China’s take-over of the South China sea is complete; a summit next week clinches its strategic gains
By T J S George | Published: 07th May 2017 04:00 AM |
A week from today “the biggest diplomatic event of the year” will take place in China with many heads of government in attendance (not India’s). This is the first summit of Xi Jinping’s prestigious signature project—the One Belt One Road (OBOR) enterprise to build a network of railways, ports and powergrids linking Asia, Africa and Europe.
The sheer sweep of the concept—shall we say, the daring —is a proclamation of China’s ambitions. We will miss the big message underlying the big idea if we see OBOR in isolation. It is part of an awakening that has transformed China into the world’s second most powerful country, poised to overtake the first. The economic muscle that is being built through projects such as OBOR is but an extension of the military and strategic muscles that are continuously being strengthened.
Consider the South China Sea. Large portions of this expanse constitute the territorial waters of Vietnam, Malaysia, Philippines and Indonesia. Early on, they had protested against China’s aggressive moves. The Philippines even went to the International Court, which ruled in its favour. China ignored it all and went on strengthening sandbanks, filling up shoals, laying airstrips.

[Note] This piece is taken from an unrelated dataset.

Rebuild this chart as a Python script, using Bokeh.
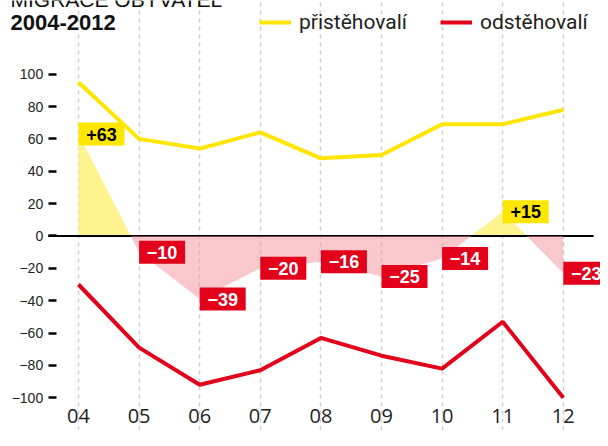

American military sources now say that “hundreds” of surface-to-air missiles are being set up in the now militarised islands. Australian experts have said it is too late to challenge China. Philippine President advised his fellow Southeast Asian leaders to reconcile to the fait accompli. Without firing a shot, China has taken over an ocean and turned a half-dozen littoral states into virtual satellites.
China’s second aircraft carrier was launched
last month, built in China at what is described as amazing speed. (India’s second carrier being built at Kochi is eight years behind schedule). China has announced that six more carriers are being built, two to be deployed permanently in the Indian Ocean.
Note, too, that China has taken over Gwadar port in Pakistan and has set up a military base in Djibouti’s port in the Gulf of Aden. It’s clear that China’s status as a naval power in the Indian Ocean and Asia-Pacific region is already formidable, and steadily becoming more so.
Add to this the headway China has made in strategic alliances. It has significantly improved its relations with Russia, leading to a China-Russia-Pakistan economic partnership. What is interesting here is that Russia was a close ally of India for a long period during which it had kept Pakistan at a distance. The strategic balance of the whole region changed following India’s decision to cultivate America in preference to Russia.
What has India gained? Pakistan is today an integral part of Southeast Asian geopolitics as shaped by China and Russia, while America’s Asia pivot policy of which India was to be a central component has evaporated. Unpredictable as Trump’s America is, the State Department said last week that China would be America’s highest priority in Asia.
China’s attitude to India has changed, too. It seems to have concluded that India is no longer the serious competitor it once appeared to be. On the OBOR issue, China officially stated that “India will have a representative”. (Perhaps a middle rank diplomat or businessman). The Chinese media, however, felt no need to be diplomatic. It said Delhi would be isolated and embarrassed by its stand, that Russia and Iran are “seeking to join the China-Pakistan Economic Corridor which will put India in a more awkward position”.
Iran was initially most interested in building relations with India. Given Shia Iran’s problems with Baluchistan, close ties with Tehran should have been a strategic (besides economic) priority for India. But our responses were tardy.
Iran has since moved away to the warmer China-Pakistan-Russia partnership. Yet another pointer to the altered situation is India’s apparent loss of interest in the Shanghai Cooperation Organisation. There was a time when India was eager to get full membership. In another month formalisation of full membership, along with Pakistan’s, is to be processed. Despite the fact that this is part of the profound realignments that are taking place in Eurasia, India is sulking.
Even in Sri Lanka, when a project was drawn up for India to develop Trincomalee, local protests become so powerful that the idea had to be dropped. At the same time, China is building a massive new port in the country’s capital itself, adjacent to the existing Colombo port.
Somewhere we’ve done something not good. Who will find out? Who will take remedial measures? Who will bell the cat?